Wilcox noted that Cambridge Bay volunteers are doing some of that training with larger auxiliary units from Yellowknife and Hay River.

“It’s Northerners teaching Northerners. There’s some real good trends happening,” he said.

Clyde River and Kugluktuk were approved for search and rescue boats in 2019, but Kugluktuk’s vessel is due to be delivered this summer.

Gjoa Haven and Rankin Inlet – the site of an inshore rescue boat – were granted search and rescue boats in 2018.

Coast Guard spokesperson Jeremy Hennessy noted that the size of the search and rescue vessel and its crew varies by location.
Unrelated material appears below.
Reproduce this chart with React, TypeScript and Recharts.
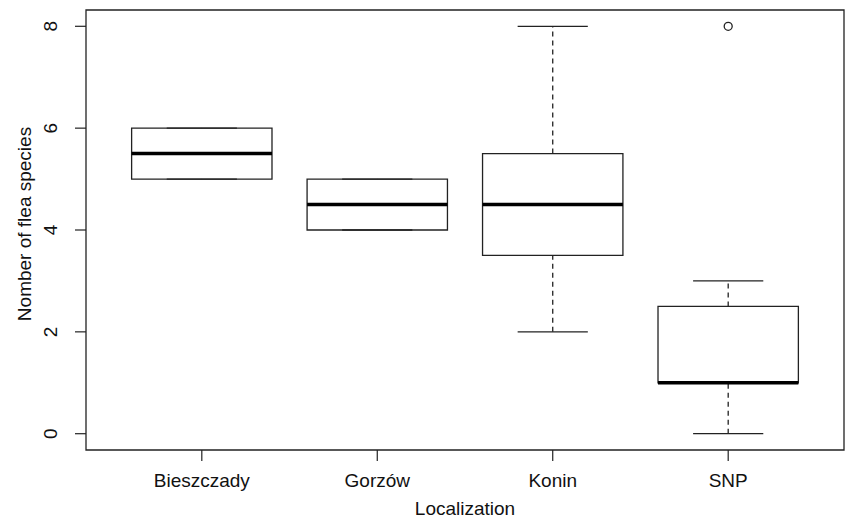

The Community Boats program also provides funding to purchase related equipment such as lifejackets, navigation lights, flares, survival suits, satellite phones and first aid supplies.

Hennessy added that the involvement of Northerners in search and rescue missions is critical.

“Local communities are an essential part of SAR in the Arctic, with trained personnel who have extensive knowledge of the specific risks present in different waterways and areas across the Arctic,” he stated.